1.La fiction c’est de l’imagination littéraire.
2. La non-fiction c’est de la recherche littéraire.
3. La Not-Fiction c’est de la programmation littéraire. Une littérature autonome. 

Je crois d’ailleurs avoir nommé la prochaine génération. La génération «autonome». C’est la génération de lecteurs à laquelle je m'intéresse maintenant qui est né après 2015. Maintenant que mon Infofiction est terminée, j’ai commencé un nouveau processus de création de livres pour enfants. Le public est né en 2015 et après.

Pourquoi avez-vous décidé de sortir de l’anonymat ?

Dans certains chapitres de mes livres, on m’a fait comprendre que j’avais touché des fils. Je n’aurais jamais dû mettre les doigts là-dedans. Au fur et à mesure des rencontres, c’est devenu politique. Je prenais tout ça pour une vaste blague, je n’ai jamais pris tout ça au premier degré. Sur le papier, il y avait une sorte de distance anglaise. C’était juste un jeu de miroirs. Je n’avais pas anticipé le côté paranoïaque des milieux industriels et politique. J’ai joué avec tout cela avec beaucoup de naïveté et je me suis retrouvé avec des barbouzes chez moi, puis la police judiciaire puis les renseignements généraux.

Ce qui est nouveau aujourd’hui et ce à quoi je ne m’attendais pas, c’est le retour des lecteurs, du type : « C’est génial, tu protèges Zoé » ou « Elle avait besoin d’une couverture comme toi ». Ils n’ont peut-être pas tort finalement, qui sait. Dans cette histoire, on est en plein Debord : le vrai est un moment du faux et inversement.

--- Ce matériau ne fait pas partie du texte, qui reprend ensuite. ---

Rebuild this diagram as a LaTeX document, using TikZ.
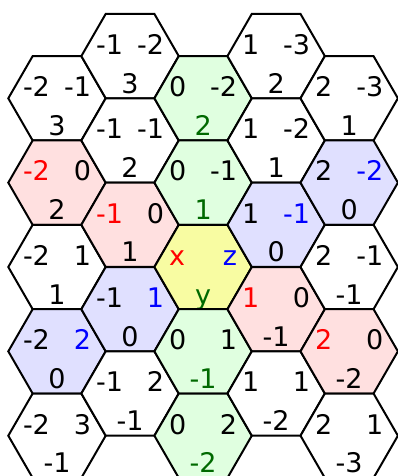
\documentclass[tikz,border=0pt]{standalone}
\usepackage{fontspec}
\setmainfont{DejaVu Sans}
\definecolor{labR}{RGB}{255,0,0}
\definecolor{labB}{RGB}{0,0,255}
\definecolor{labG}{RGB}{0,105,0}
\definecolor{fillR}{RGB}{255,224,224}
\definecolor{fillB}{RGB}{224,224,255}
\definecolor{fillG}{RGB}{224,255,224}
\definecolor{fillY}{RGB}{248,252,162}
\tikzset{
  hexline/.style={draw=black, line width=2pt, line join=miter},
  lab/.style={font=\fontsize{27}{32}\selectfont, inner sep=0pt, outer sep=0pt},
}
% #1 name, #2 cx, #3 cy, #4 fill, #5 left, #6 right, #7 bottom
\newcommand{\hexcell}[7]{%
  \filldraw[hexline, fill=#4] (#2,#3) +(0:48.7pt) -- +(60:48.7pt) -- +(120:48.7pt)
     -- +(180:48.7pt) -- +(240:48.7pt) -- +(300:48.7pt) -- cycle;
  \node[lab, anchor=base west] (#1l) at ([shift={(-34,-1.7)}]#2,#3) {#5};
  \node[lab, anchor=base east] (#1r) at ([shift={(34,-1.7)}]#2,#3) {#6};
  \node[lab, anchor=base] (#1b) at ([shift={(0,37)}]#2,#3) {#7};
}
\newcommand{\R}[1]{\textcolor{labR}{#1}}
\newcommand{\B}[1]{\textcolor{labB}{#1}}
\newcommand{\G}[1]{\textcolor{labG}{#1}}
\begin{document}
\begin{tikzpicture}[x=1pt, y=-1pt]
\useasboundingbox (0,0) rectangle (398,476);
\fill[white] (0,0) rectangle (398,476);
% column 0
\hexcell{a1}{57}{98.3}{white}{-2}{-1}{3}
\hexcell{a2}{57}{182.65}{fillR}{\R{-2}}{0}{2}
\hexcell{a3}{57}{267}{white}{-2}{1}{1}
\hexcell{a4}{57}{351.35}{fillB}{-2}{\B{2}}{0}
\hexcell{a5}{57}{435.7}{white}{-2}{3}{-1}
% column 1
\hexcell{b1}{130.05}{56.1}{white}{-1}{-2}{3}
\hexcell{b2}{130.05}{140.5}{white}{-1}{-1}{2}
\hexcell{b3}{130.05}{224.8}{fillR}{\R{-1}}{0}{1}
\hexcell{b4}{130.05}{309.2}{fillB}{-1}{\B{1}}{0}
\hexcell{b5}{130.05}{393.5}{white}{-1}{2}{-1}
% column 2
\hexcell{c1}{203.1}{98.3}{fillG}{0}{-2}{\G{2}}
\hexcell{c2}{203.1}{182.65}{fillG}{0}{-1}{\G{1}}
\hexcell{c3}{203.1}{267}{fillY}{\R{x}}{\B{z}}{\G{y}}
\hexcell{c4}{203.1}{351.35}{fillG}{0}{1}{\G{-1}}
\hexcell{c5}{203.1}{435.7}{fillG}{0}{2}{\G{-2}}
% column 3
\hexcell{d1}{276.15}{56.1}{white}{1}{-3}{2}
\hexcell{d2}{276.15}{140.5}{white}{1}{-2}{1}
\hexcell{d3}{276.15}{224.8}{fillB}{1}{\B{-1}}{0}
\hexcell{d4}{276.15}{309.2}{fillR}{\R{1}}{0}{-1}
\hexcell{d5}{276.15}{393.5}{white}{1}{1}{-2}
% column 4
\hexcell{e1}{349.2}{98.3}{white}{2}{-3}{1}
\hexcell{e2}{349.2}{182.65}{fillB}{2}{\B{-2}}{0}
\hexcell{e3}{349.2}{267}{white}{2}{-1}{-1}
\hexcell{e4}{349.2}{351.35}{fillR}{\R{2}}{0}{-2}
\hexcell{e5}{349.2}{435.7}{white}{2}{1}{-3}
\end{tikzpicture}
\end{document}
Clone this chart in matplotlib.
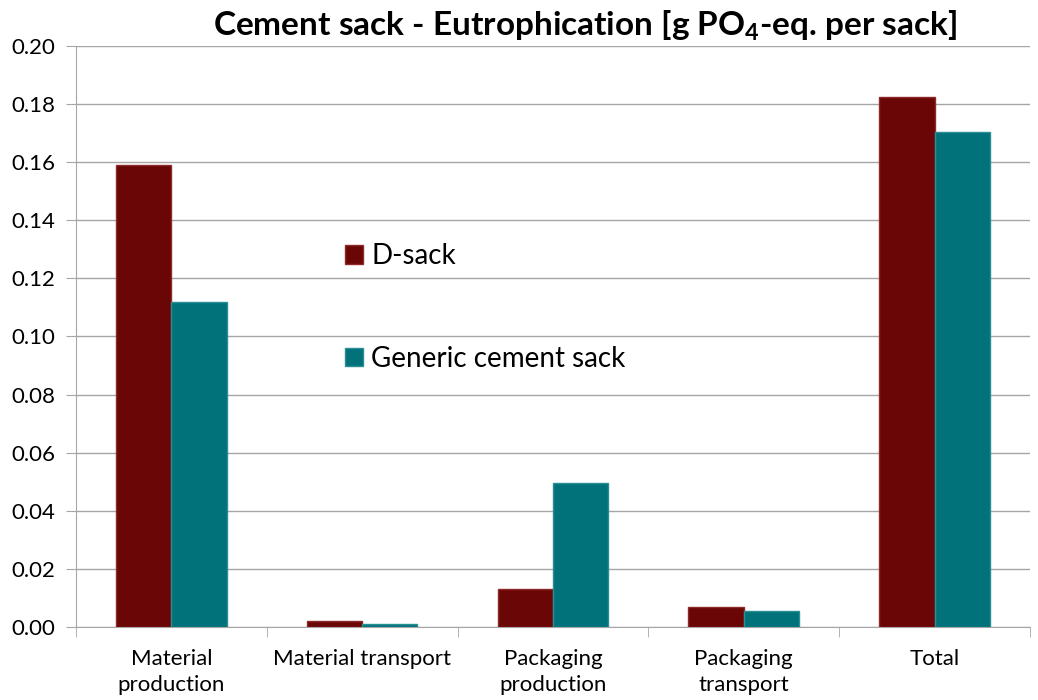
import numpy as np
import matplotlib
matplotlib.use('Agg')
import matplotlib.pyplot as plt

plt.rcParams['font.family'] = ['Lato', 'DejaVu Sans']
plt.rcParams['mathtext.fontset'] = 'custom'
plt.rcParams['mathtext.rm'] = 'Lato'
plt.rcParams['mathtext.bf'] = 'Lato:bold'

categories = ['Material\nproduction', 'Material transport', 'Packaging\nproduction',
              'Packaging\ntransport', 'Total']
d_sack = [0.159, 0.0021, 0.0131, 0.0069, 0.1824]
generic = [0.112, 0.0012, 0.0496, 0.0055, 0.1704]
y_ticks = [0.00, 0.02, 0.04, 0.06, 0.08, 0.10, 0.12, 0.14, 0.16, 0.18, 0.20]

fig = plt.figure(figsize=(10.38, 7), dpi=100)
ax = fig.add_axes([0.0732, 0.1043, 0.919, 0.830])

x = np.arange(len(categories))
w = 0.29
ax.bar(x - w / 2, d_sack, w, color='#6B0606', edgecolor='#8E2A2A', linewidth=1,
       label='D-sack', zorder=3)
ax.bar(x + w / 2, generic, w, color='#01727A', edgecolor='#2A8E95', linewidth=1,
       label='Generic cement sack', zorder=3)

ax.set_xlim(-0.5, len(categories) - 0.5)
ax.set_ylim(0, 0.20)
ax.set_yticks(y_ticks)
ax.set_yticklabels([f'{v:.2f}' for v in y_ticks], fontsize=16)
ax.yaxis.grid(True, color='#A6A6A6', linewidth=1, zorder=0)
ax.set_axisbelow(True)

ax.set_xticks(x)
ax.set_xticklabels(categories, fontsize=16, linespacing=1.35)
ax.set_xticks(np.arange(len(categories) + 1) - 0.5, minor=True)
ax.tick_params(axis='x', which='major', length=0, pad=16)
ax.tick_params(axis='x', which='minor', length=7, color='#A6A6A6')
ax.tick_params(axis='y', length=7, color='#A6A6A6', pad=8)

for s in ['top', 'right']:
    ax.spines[s].set_visible(False)
for s in ['left', 'bottom']:
    ax.spines[s].set_color('#A6A6A6')

ax.set_title(r'Cement sack - Eutrophication [g PO$_\mathbf{4}$-eq. per sack]',
             fontsize=24, fontweight='bold', pad=8, x=0.534)

ax.legend(loc='upper left', bbox_to_anchor=(0.308, 0.688), bbox_transform=fig.transFigure,
          frameon=False, fontsize=20, labelspacing=2.75, handlelength=0.65,
          handleheight=0.65, handletextpad=0.3)

fig.savefig('out.png', dpi=100)
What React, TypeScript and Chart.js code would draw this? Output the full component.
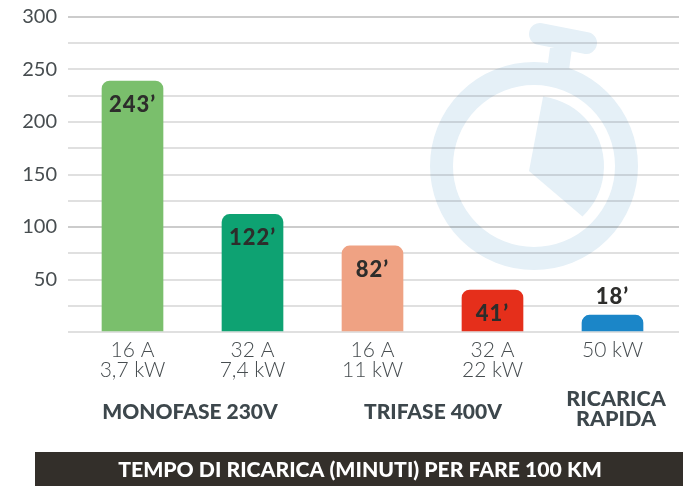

J’ai donc conceptualisé l’Infofiction, entre la fiction et la non fiction. Avec une trilogie pour l’illustrer, d’abord avec Kétamine [C13H16ClNO], puis avec Braquage [Data Noire] et enfin avec Suspecte [Respawn]. Ce dernier volume étant selon moi le meilleur des trois, c’est le final. Mais personne ne veut le publier.

Zoé Sagan va-t-elle continuer à vivre ?

In fine, la métafiction post-réelle a pris. Au bout de deux ans de pandémie, je me rends compte que j’avais pressenti pas mal de choses, en étudiant les algorithmes comme un virologue. J’étais persuadé que mon propos allait « tenir », dans une tonalité à la Philip K.Dick. À un moment, je me disais que j’allais vendre Zoé Sagan comme un NFT : un personnage de roman qui a écrit son œuvre et se vend dans sa totalité comme une œuvre d’art totale, sous la forme d’un NFT, en cryptomonnaie. De sa première à sa dernière ligne de code.

Aujourd’hui, j’ai terminé d’écrire Vie et mort de Zoé Sagan, sous mon vrai nom, cette fois. C’est, si vous voulez, le making-of de la trilogie de Zoé. Ceci est mon dernier livre. J’attends que la bonne éditrice me contacte parce que chaque grande histoire a un début et une fin. Et ceci est juste le milieu de l'histoire.